§ Data:

──────

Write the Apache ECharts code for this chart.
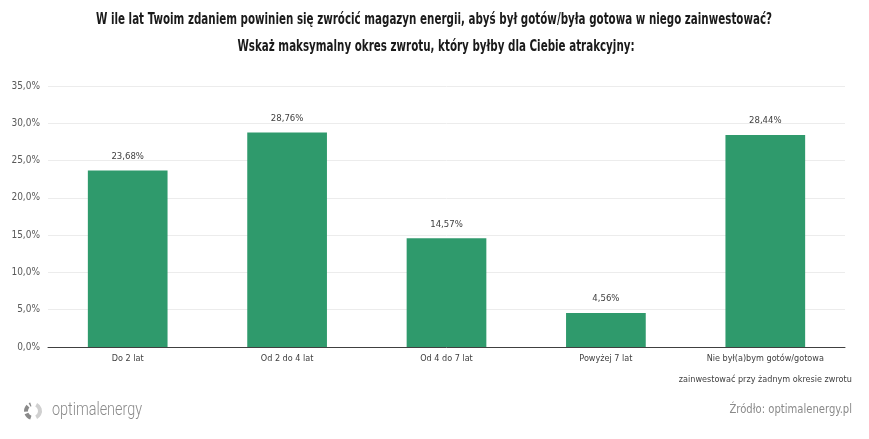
<!DOCTYPE html>
<html><head><meta charset="utf-8">
<script src="https://cdn.jsdelivr.net/npm/echarts@6/dist/echarts.min.js"></script>
<style>html,body{margin:0;padding:0;background:#fff}#c{width:869px;height:439px}</style>
</head><body><div id="c"></div>
<script>
const categories = ["Do 2 lat", "Od 2 do 4 lat", "Od 4 do 7 lat", "Powyżej 7 lat", "Nie był(a)bym gotów/gotowa\nzainwestować przy żadnym okresie zwrotu"];
const values = [23.68, 28.76, 14.57, 4.56, 28.44];
const titleLines = ["W ile lat Twoim zdaniem powinien się zwrócić magazyn energii, abyś był gotów/była gotowa w niego zainwestować?", "Wskaż maksymalny okres zwrotu, który byłby dla Ciebie atrakcyjny:"];
const sourceText = "Źródło: optimalenergy.pl";
const logoText = "optimalenergy";

const fmt = v => v.toFixed(2).replace('.', ',') + '%';
const FONT = '"DejaVu Sans Condensed", "Liberation Sans Narrow", sans-serif';
const chart = echarts.init(document.getElementById('c'));
chart.setOption({
  animation: false,
  textStyle: {fontFamily: FONT},
  grid: {left: 48, right: 24, top: 86, bottom: 92},
  xAxis: {
    type: 'category', data: categories,
    axisTick: {show: false},
    axisLine: {lineStyle: {color: '#404040', width: 1}},
    axisLabel: {interval: 0, color: '#404040', fontSize: 9, margin: 1, lineHeight: 21, fontFamily: FONT}
  },
  yAxis: {
    type: 'value', min: 0, max: 35, interval: 5,
    axisLabel: {formatter: v => v.toFixed(1).replace('.', ',') + '%', color: '#595959', fontSize: 10, fontFamily: FONT, margin: 8},
    splitLine: {lineStyle: {color: '#ececec'}},
    axisLine: {show: false}, axisTick: {show: false}
  },
  series: [{
    type: 'bar', data: values, barWidth: '50%',
    itemStyle: {color: '#2f9a6c'},
    label: {show: true, position: 'top', distance: 9, formatter: p => fmt(p.value), color: '#404040', fontSize: 9.5, fontFamily: FONT}
  }],
  graphic: [
    {type: 'text', x: 434, y: 20, scaleX: 0.765, style: {text: titleLines[0], align: 'center', verticalAlign: 'middle', font: 'bold 15px ' + FONT, fill: '#1a1a1a'}},
    {type: 'text', x: 436, y: 47, scaleX: 0.765, style: {text: titleLines[1], align: 'center', verticalAlign: 'middle', font: 'bold 15px ' + FONT, fill: '#1a1a1a'}},
    {type: 'text', x: 52, y: 410, scaleX: 0.8, style: {text: logoText, align: 'left', verticalAlign: 'middle', font: '300 18px Roboto, ' + FONT, fill: '#8a8a8a'}},
    {type: 'arc', shape: {cx: 33, cy: 411, r: 7, startAngle: Math.PI * 0.6, endAngle: Math.PI * 1.4}, style: {stroke: '#8a8a8a', lineWidth: 4, fill: 'none', lineDash: [6, 2]}},
    {type: 'arc', shape: {cx: 33, cy: 411, r: 7, startAngle: -Math.PI * 0.35, endAngle: Math.PI * 0.35}, style: {stroke: '#d0d0d0', lineWidth: 4, fill: 'none'}},
    {type: 'text', x: 852, y: 410, scaleX: 0.93, style: {text: sourceText, align: 'right', verticalAlign: 'middle', font: '12px ' + FONT, fill: '#8a8a8a'}}
  ]
});
</script></body></html>
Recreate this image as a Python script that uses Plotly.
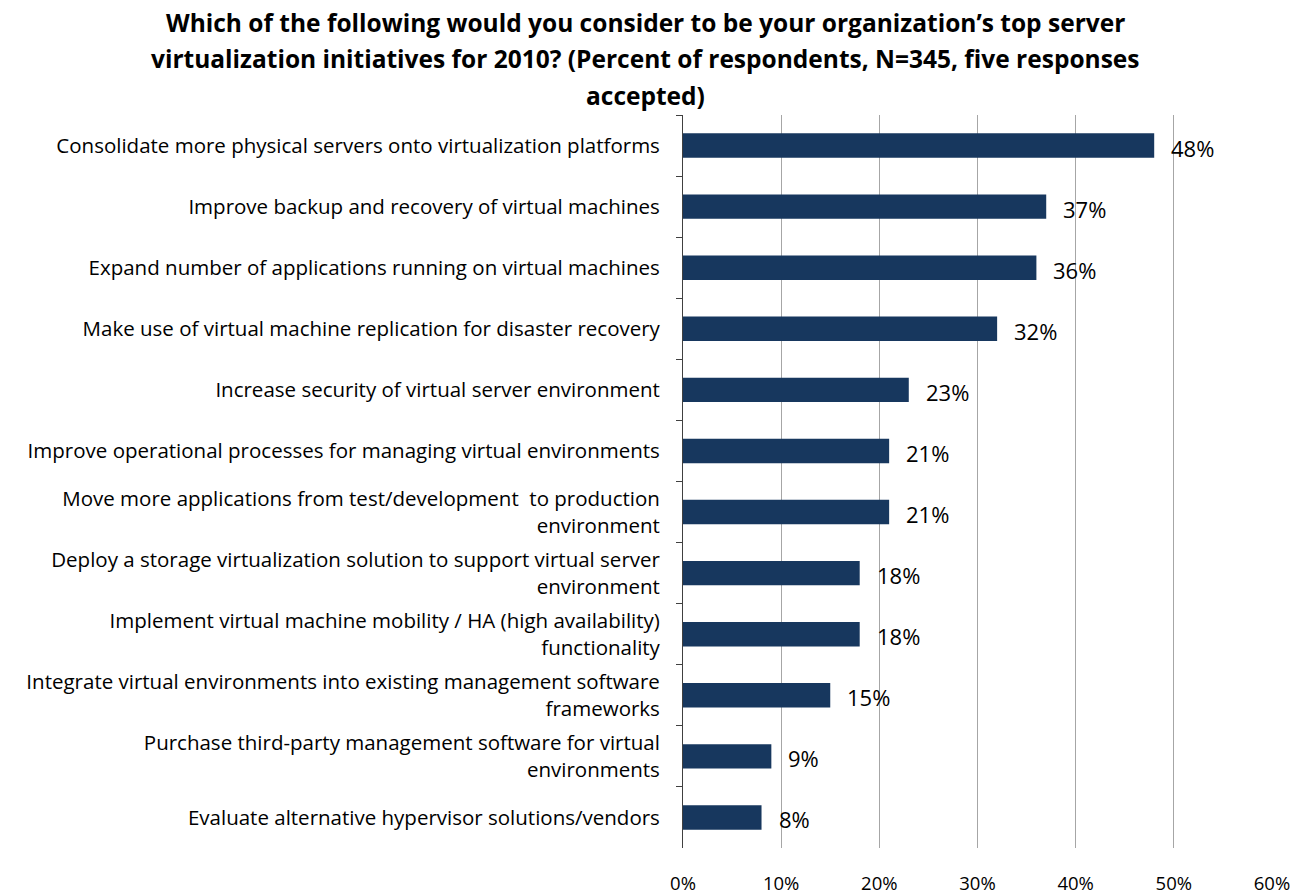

──────

§ Given instruction: Transcribe the whole listing exactly. Pictures are excluded.

§ Task result:
Write the Apache ECharts code for this chart.
<!DOCTYPE html>
<html><head><meta charset="utf-8">
<script src="https://cdn.jsdelivr.net/npm/echarts@6/dist/echarts.min.js"></script>
<style>html,body{margin:0;padding:0;background:#fff}#c{width:869px;height:439px}</style>
</head><body><div id="c"></div>
<script>
const categories = ["Do 2 lat", "Od 2 do 4 lat", "Od 4 do 7 lat", "Powyżej 7 lat", "Nie był(a)bym gotów/gotowa\nzainwestować przy żadnym okresie zwrotu"];
const values = [23.68, 28.76, 14.57, 4.56, 28.44];
const titleLines = ["W ile lat Twoim zdaniem powinien się zwrócić magazyn energii, abyś był gotów/była gotowa w niego zainwestować?", "Wskaż maksymalny okres zwrotu, który byłby dla Ciebie atrakcyjny:"];
const sourceText = "Źródło: optimalenergy.pl";
const logoText = "optimalenergy";

const fmt = v => v.toFixed(2).replace('.', ',') + '%';
const FONT = '"DejaVu Sans Condensed", "Liberation Sans Narrow", sans-serif';
const chart = echarts.init(document.getElementById('c'));
chart.setOption({
  animation: false,
  textStyle: {fontFamily: FONT},
  grid: {left: 48, right: 24, top: 86, bottom: 92},
  xAxis: {
    type: 'category', data: categories,
    axisTick: {show: false},
    axisLine: {lineStyle: {color: '#404040', width: 1}},
    axisLabel: {interval: 0, color: '#404040', fontSize: 9, margin: 1, lineHeight: 21, fontFamily: FONT}
  },
  yAxis: {
    type: 'value', min: 0, max: 35, interval: 5,
    axisLabel: {formatter: v => v.toFixed(1).replace('.', ',') + '%', color: '#595959', fontSize: 10, fontFamily: FONT, margin: 8},
    splitLine: {lineStyle: {color: '#ececec'}},
    axisLine: {show: false}, axisTick: {show: false}
  },
  series: [{
    type: 'bar', data: values, barWidth: '50%',
    itemStyle: {color: '#2f9a6c'},
    label: {show: true, position: 'top', distance: 9, formatter: p => fmt(p.value), color: '#404040', fontSize: 9.5, fontFamily: FONT}
  }],
  graphic: [
    {type: 'text', x: 434, y: 20, scaleX: 0.765, style: {text: titleLines[0], align: 'center', verticalAlign: 'middle', font: 'bold 15px ' + FONT, fill: '#1a1a1a'}},
    {type: 'text', x: 436, y: 47, scaleX: 0.765, style: {text: titleLines[1], align: 'center', verticalAlign: 'middle', font: 'bold 15px ' + FONT, fill: '#1a1a1a'}},
    {type: 'text', x: 52, y: 410, scaleX: 0.8, style: {text: logoText, align: 'left', verticalAlign: 'middle', font: '300 18px Roboto, ' + FONT, fill: '#8a8a8a'}},
    {type: 'arc', shape: {cx: 33, cy: 411, r: 7, startAngle: Math.PI * 0.6, endAngle: Math.PI * 1.4}, style: {stroke: '#8a8a8a', lineWidth: 4, fill: 'none', lineDash: [6, 2]}},
    {type: 'arc', shape: {cx: 33, cy: 411, r: 7, startAngle: -Math.PI * 0.35, endAngle: Math.PI * 0.35}, style: {stroke: '#d0d0d0', lineWidth: 4, fill: 'none'}},
    {type: 'text', x: 852, y: 410, scaleX: 0.93, style: {text: sourceText, align: 'right', verticalAlign: 'middle', font: '12px ' + FONT, fill: '#8a8a8a'}}
  ]
});
</script></body></html>
Recreate this image as a Python script that uses Plotly.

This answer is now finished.